### What is required:
Nothing after the line with "const allSeries=[nonRoad,nonPoint,onRoad,point];" belongs in the copy; extract the lines below from the top through that line, pictures left out.

### Supplied data:
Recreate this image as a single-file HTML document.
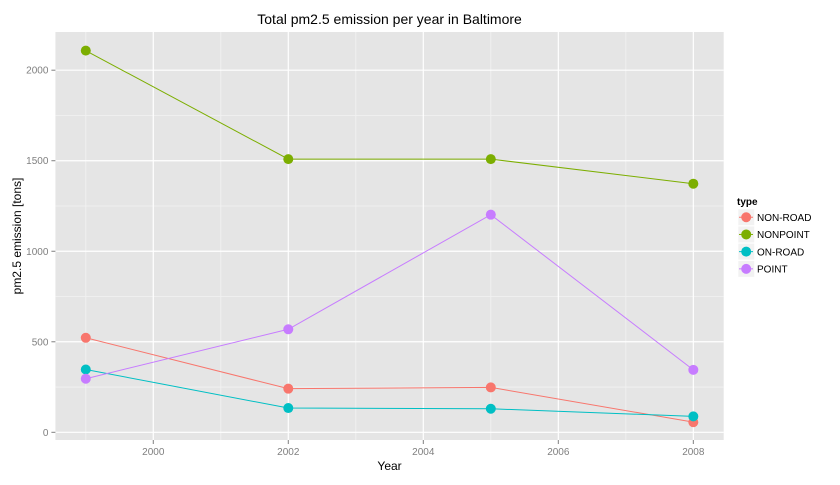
<!DOCTYPE html>
<html><head><meta charset="utf-8"><style>
body{margin:0;background:#fff;font-family:"Liberation Sans",sans-serif}
</style></head><body>
<svg width="840" height="480" xmlns="http://www.w3.org/2000/svg" id="chart" font-family="Liberation Sans, sans-serif"></svg>
<script>
const years=[1999,2002,2005,2008];
const seriesNames=["NON-ROAD","NONPOINT","ON-ROAD","POINT"];
const nonRoad=[522,241,248,56];
const nonPoint=[2108,1509,1509,1373];
const onRoad=[347,134,130,88];
const point=[296,569,1202,345];
const xTicks=[2000,2002,2004,2006,2008];
const yTicks=[0,500,1000,1500,2000];
const colors=["#F8766D","#7CAE00","#00BFC4","#C77CFF"];
const allSeries=[nonRoad,nonPoint,onRoad,point];

const svg=document.getElementById('chart');
const NS="http://www.w3.org/2000/svg";
const L=55.4,R=723.7,T=32,B=440;
const xMin=1999-0.45,xMax=2008.45;
const yMin=-42.5,yMax=2211;
const xs=v=>L+(v-xMin)/(xMax-xMin)*(R-L);
const ys=v=>B-(v-yMin)/(yMax-yMin)*(B-T);
function el(tag,attrs,text){const e=document.createElementNS(NS,tag);for(const k in attrs)e.setAttribute(k,attrs[k]);if(text!=null)e.textContent=text;svg.appendChild(e);return e;}

let e=el('rect',{x:L,y:T,width:R-L,height:B-T,fill:'#E5E5E5'});

// minor grid
for(let i=0;i<xTicks.length+1;i++){const v=xTicks[0]-1+2*i;if(v<xMin||v>xMax)continue;
 e=el('line',{x1:xs(v),x2:xs(v),y1:T,y2:B,stroke:'#F2F2F2','stroke-width':0.8});
 }
for(let i=0;i<yTicks.length;i++){const v=yTicks[i]+250;if(v>yMax)continue;
 e=el('line',{x1:L,x2:R,y1:ys(v),y2:ys(v),stroke:'#F2F2F2','stroke-width':0.8});
 }
xTicks.forEach(v=>{
 e=el('line',{x1:xs(v),x2:xs(v),y1:T,y2:B,stroke:'#fff','stroke-width':1.2});
 
 e=el('line',{x1:xs(v),x2:xs(v),y1:B,y2:B+4,stroke:'#7F7F7F','stroke-width':1});
 
 e=el('text',{x:xs(v),y:B+15,'text-anchor':'middle','font-size':10,fill:'#7F7F7F'},v);
 
});
yTicks.forEach(v=>{
 e=el('line',{x1:L,x2:R,y1:ys(v),y2:ys(v),stroke:'#fff','stroke-width':1.2});
 
 e=el('line',{x1:L-4,x2:L,y1:ys(v),y2:ys(v),stroke:'#7F7F7F','stroke-width':1});
 
 e=el('text',{x:L-7,y:ys(v)+3.5,'text-anchor':'end','font-size':10,fill:'#7F7F7F'},v);
 
});
allSeries.forEach((s,i)=>{
 const pts=s.map((v,j)=>xs(years[j])+','+ys(v)).join(' ');
 e=el('polyline',{points:pts,fill:'none',stroke:colors[i],'stroke-width':1});
 
 s.forEach((v,j)=>{
  e=el('circle',{cx:xs(years[j]),cy:ys(v),r:5,fill:colors[i]});
  
 });
});
e=el('text',{x:(L+R)/2,y:24,'text-anchor':'middle','font-size':14,fill:'#000'},'Total pm2.5 emission per year in Baltimore');

e=el('text',{x:(L+R)/2,y:470,'text-anchor':'middle','font-size':12,fill:'#000'},'Year');

e=el('text',{x:0,y:0,'text-anchor':'middle','font-size':12,fill:'#000',transform:'translate(21,'+((T+B)/2)+') rotate(-90)'},'pm2.5 emission [tons]');

e=el('text',{x:737,y:205,'font-size':10,'font-weight':'bold',fill:'#000'},'type');

seriesNames.forEach((n,i)=>{
 const y0=209+i*17.2;
 e=el('rect',{x:738,y:y0,width:16.5,height:16.5,fill:'#F2F2F2',stroke:'#fff','stroke-width':0.5});
 
 e=el('line',{x1:739,x2:753,y1:y0+8.25,y2:y0+8.25,stroke:colors[i],'stroke-width':1});
 
 e=el('circle',{cx:746.2,cy:y0+8.25,r:5,fill:colors[i]});
 
 e=el('text',{x:757,y:y0+12,'font-size':10,fill:'#000'},n);
 
});
</script>
</body></html>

### Solution to the problem:
Recreate this image as a single-file HTML document.
<!DOCTYPE html>
<html><head><meta charset="utf-8"><style>
body{margin:0;background:#fff;font-family:"Liberation Sans",sans-serif}
</style></head><body>
<svg width="840" height="480" xmlns="http://www.w3.org/2000/svg" id="chart" font-family="Liberation Sans, sans-serif"></svg>
<script>
const years=[1999,2002,2005,2008];
const seriesNames=["NON-ROAD","NONPOINT","ON-ROAD","POINT"];
const nonRoad=[522,241,248,56];
const nonPoint=[2108,1509,1509,1373];
const onRoad=[347,134,130,88];
const point=[296,569,1202,345];
const xTicks=[2000,2002,2004,2006,2008];
const yTicks=[0,500,1000,1500,2000];
const colors=["#F8766D","#7CAE00","#00BFC4","#C77CFF"];
const allSeries=[nonRoad,nonPoint,onRoad,point];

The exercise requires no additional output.